Now, we can comment out the line of code that we just wrote in the settings.py
:
# CLOSESPIDER_PAGECOUNT = 20
Then, we use the following command to run our spider:
scrapy crawl imdb_spider -o results.csv
After we run the above code, our results will be saved as a CSV file call results.csv
, with a column of actor names and another column of names of movies or TV shows.
Next, we can read the results.csv
file into our Jupyter Notebook, and then we use packages like matplotlib
or plotly
to visualize our result. We can also show a pandas dataframe.
import pandas as pd
from matplotlib import pyplot as plt
import numpy as np
df = pd.read_csv("results.csv")
df['Movie_or_TV_name'].value_counts().reset_index()[0:11]
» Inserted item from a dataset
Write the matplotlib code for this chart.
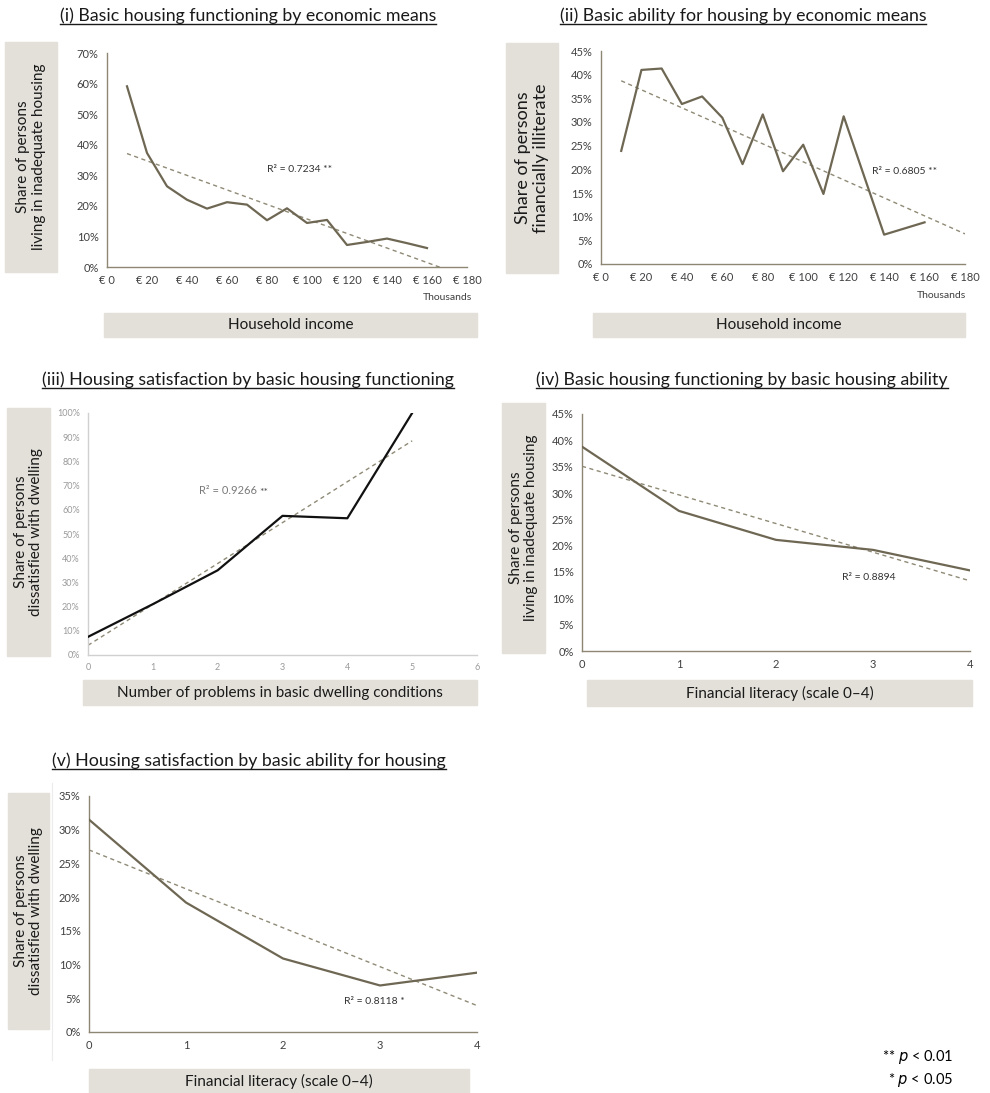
import numpy as np
import matplotlib
matplotlib.use("Agg")
import matplotlib.pyplot as plt
from matplotlib.patches import Rectangle
from matplotlib.lines import Line2D
from matplotlib.ticker import PercentFormatter, FuncFormatter, MultipleLocator

plt.rcParams['font.family'] = ['Lato', 'DejaVu Sans']

# ---- data ----
income = [10, 20, 30, 40, 50, 60, 70, 80, 90, 100, 110, 120, 130, 140, 150, 160]
inadequate_by_income = [0.591, 0.373, 0.264, 0.220, 0.191, 0.212, 0.204, 0.153,
                        0.192, 0.144, 0.154, 0.072, 0.082, 0.093, 0.078, 0.062]
illiterate_by_income = [0.239, 0.410, 0.413, 0.338, 0.354, 0.309, 0.211, 0.316,
                        0.196, 0.252, 0.148, 0.312, 0.187, 0.062, 0.075, 0.088]

problems = [0, 1, 2, 3, 4, 5]
dissatisfied_by_problems = [0.075, 0.21, 0.35, 0.575, 0.565, 1.0]

literacy = [0, 1, 2, 3, 4]
inadequate_by_literacy = [0.388, 0.266, 0.211, 0.192, 0.153]
dissatisfied_by_literacy = [0.315, 0.192, 0.109, 0.069, 0.088]

W, H = 990, 1093
fig = plt.figure(figsize=(W / 100, H / 100), dpi=100)

LINE = '#6e6753'
TREND = '#8f8a76'
SPINE = '#8c8672'
BOX = '#e3e0da'


def rect(x0, y0, x1, y1):
    # pixel box -> figure fraction
    return [x0 / W, 1 - y1 / H, (x1 - x0) / W, (y1 - y0) / H]


def label_box(x0, y0, x1, y1, text, rotation=0, size=10.5):
    fig.patches.append(Rectangle((x0 / W, 1 - y1 / H), (x1 - x0) / W, (y1 - y0) / H,
                                 transform=fig.transFigure, color=BOX, zorder=0))
    fig.text((x0 + x1) / 2 / W, 1 - (y0 + y1) / 2 / H, text, rotation=rotation,
             ha='center', va='center', fontsize=size, color='#1a1a1a',
             multialignment='center', linespacing=1.15)


titles = []


def title(cx, cy, text):
    t = fig.text(cx / W, 1 - cy / H, text, ha='center', va='center', fontsize=12.8,
                 color='#1a1a1a')
    titles.append(t)


def style(ax, spine=SPINE, tick_color='#404040', tick_size=8):
    for s in ['top', 'right']:
        ax.spines[s].set_visible(False)
    for s in ['left', 'bottom']:
        ax.spines[s].set_color(spine)
        ax.spines[s].set_linewidth(1.0)
    ax.tick_params(length=0, labelsize=tick_size, colors=tick_color, pad=6)
    ax.yaxis.set_major_formatter(PercentFormatter(1.0, decimals=0))


def trend(ax, x, y, x0, x1):
    k, b = np.polyfit(x, y, 1)
    xs = np.array([x0, x1])
    ax.plot(xs, k * xs + b, ls=(0, (3, 2.5)), color=TREND, lw=1.0, zorder=2)


euro = FuncFormatter(lambda v, p: f"€ {int(v)}")

# (i)
title(248, 16, "(i) Basic housing functioning by economic means")
label_box(5, 42, 57, 272, "Share of persons\nliving in inadequate housing", rotation=90, size=11)
label_box(104, 313, 477, 337, "Household income", size=11)
ax1 = fig.add_axes(rect(107, 53, 467, 267))
ax1.plot(income, inadequate_by_income, color=LINE, lw=1.6, zorder=3)
trend(ax1, income, inadequate_by_income, 10, 180)
ax1.set_xlim(0, 180)
ax1.set_ylim(0, 0.7)
ax1.xaxis.set_major_locator(MultipleLocator(20))
ax1.yaxis.set_major_locator(MultipleLocator(0.1))
style(ax1)
ax1.xaxis.set_major_formatter(euro)
ax1.text(80, 0.31, "R² = 0.7234 **", fontsize=7.5, color='#333333')
fig.text(472 / W, 1 - 298 / H, "Thousands", ha='right', va='center', fontsize=7.5, color='#404040')

# (ii)
title(743, 16, "(ii) Basic ability for housing by economic means")
label_box(506, 43, 558, 273, "Share of persons\nfinancially illiterate", rotation=90, size=13)
label_box(593, 313, 965, 337, "Household income", size=11)
ax2 = fig.add_axes(rect(601, 51, 965, 264))
ax2.plot(income, illiterate_by_income, color=LINE, lw=1.6, zorder=3)
trend(ax2, income, illiterate_by_income, 10, 180)
ax2.set_xlim(0, 180)
ax2.set_ylim(0, 0.45)
ax2.xaxis.set_major_locator(MultipleLocator(20))
ax2.yaxis.set_major_locator(MultipleLocator(0.05))
style(ax2)
ax2.xaxis.set_major_formatter(euro)
ax2.text(134, 0.19, "R² = 0.6805 **", fontsize=7.5, color='#333333')
fig.text(966 / W, 1 - 296 / H, "Thousands", ha='right', va='center', fontsize=7.5, color='#404040')

# (iii)
title(248, 380, "(iii) Housing satisfaction by basic housing functioning")
label_box(7, 408, 50, 656, "Share of persons\ndissatisfied with dwelling", rotation=90, size=11)
label_box(83, 680, 477, 705, "Number of problems in basic dwelling conditions", size=11)
ax3 = fig.add_axes(rect(88, 413, 477, 655))
ax3.plot(problems, dissatisfied_by_problems, color='#111111', lw=1.6, zorder=3)
trend(ax3, problems, dissatisfied_by_problems, 0, 5)
ax3.set_xlim(0, 6)
ax3.set_ylim(0, 1.0)
ax3.xaxis.set_major_locator(MultipleLocator(1))
ax3.yaxis.set_major_locator(MultipleLocator(0.1))
style(ax3, spine='#d0d0d0', tick_color='#9a9a9a', tick_size=6.5)
r3 = ax3.text(1.71, 0.665, "R² = 0.9266", fontsize=8, color='#7a7a7a')
ax3.annotate("**", xy=(1, 1), xycoords=r3, xytext=(2, -2), textcoords='offset points',
             ha='left', va='top', fontsize=7.5, color='#555555')

# (iv)
title(742, 380, "(iv) Basic housing functioning by basic housing ability")
label_box(502, 403, 545, 653, "Share of persons\nliving in inadequate housing", rotation=90, size=11)
label_box(587, 680, 972, 706, "Financial literacy (scale 0–4)", size=11)
ax4 = fig.add_axes(rect(582, 414, 970, 651))
ax4.plot(literacy, inadequate_by_literacy, color=LINE, lw=1.6, zorder=3)
trend(ax4, literacy, inadequate_by_literacy, 0, 4)
ax4.set_xlim(0, 4)
ax4.set_ylim(0, 0.45)
ax4.xaxis.set_major_locator(MultipleLocator(1))
ax4.yaxis.set_major_locator(MultipleLocator(0.05))
style(ax4)
ax4.text(2.68, 0.135, "R² = 0.8894", fontsize=7.5, color='#333333')

# (v)
title(249, 761, "(v) Housing satisfaction by basic ability for housing")
label_box(8, 793, 49, 1029, "Share of persons\ndissatisfied with dwelling", rotation=90, size=11)
label_box(89, 1069, 469, 1093, "Financial literacy (scale 0–4)", size=11)
fig.add_artist(Line2D([52 / W, 52 / W], [1 - 783 / H, 1 - 1060 / H], color='#ececec', lw=0.8))
ax5 = fig.add_axes(rect(89, 796, 477, 1032))
ax5.plot(literacy, dissatisfied_by_literacy, color=LINE, lw=1.6, zorder=3)
trend(ax5, literacy, dissatisfied_by_literacy, 0, 4)
ax5.set_xlim(0, 4)
ax5.set_ylim(0, 0.35)
ax5.xaxis.set_major_locator(MultipleLocator(1))
ax5.yaxis.set_major_locator(MultipleLocator(0.05))
style(ax5)
ax5.text(2.63, 0.041, "R² = 0.8118 *", fontsize=7.5, color='#333333')

# significance note
fig.text(953 / W, 1 - 1057 / H, "** $\\it{p}$ < 0.01", ha='right', va='center', fontsize=10.5)
fig.text(953 / W, 1 - 1080 / H, "* $\\it{p}$ < 0.05", ha='right', va='center', fontsize=10.5)

# underline the panel titles
fig.canvas.draw()
inv = fig.transFigure.inverted()
for t in titles:
    bb = t.get_window_extent()
    (x0, y0), (x1, _) = inv.transform([[bb.x0, bb.y0], [bb.x1, bb.y1]])
    fig.add_artist(Line2D([x0, x1], [y0 + 0.5 / H, y0 + 0.5 / H], color='#1a1a1a', lw=1.0))

fig.savefig("out.png", dpi=100)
Rank | Movie | Number of Shared Actors |
---|---|---|
0 | Shang-Chi and the Legend of the Ten Rings | 59 |
1 | Entertainment Tonight | 13 |
2 | I Don’t Have a Phone | 11 |
3 | The Oscars | 10 |
4 | Marvel Studios: Assembled | 10 |
5 | The Tonight Show Starring Jimmy Fallon | 10 |
6 | Celebrity Page | 10 |
7 | Made in Hollywood | 7 |
8 | The Mummy: Tomb of the Dragon Emperor | 7 |
9 | Jimmy Kimmel Live! | 6 |
10 | Entertainment Tonight Canada | 6 |
From the above ranking, we can see the top rank of the movie is the Shang-Chi and the Legend of the Ten Rings, which is our original favorite movie. We can start looking from the 2nd movie: Entertainment Tonight. This movie has 13 shared actors with our favorite movies, which is the most recommended movie for me.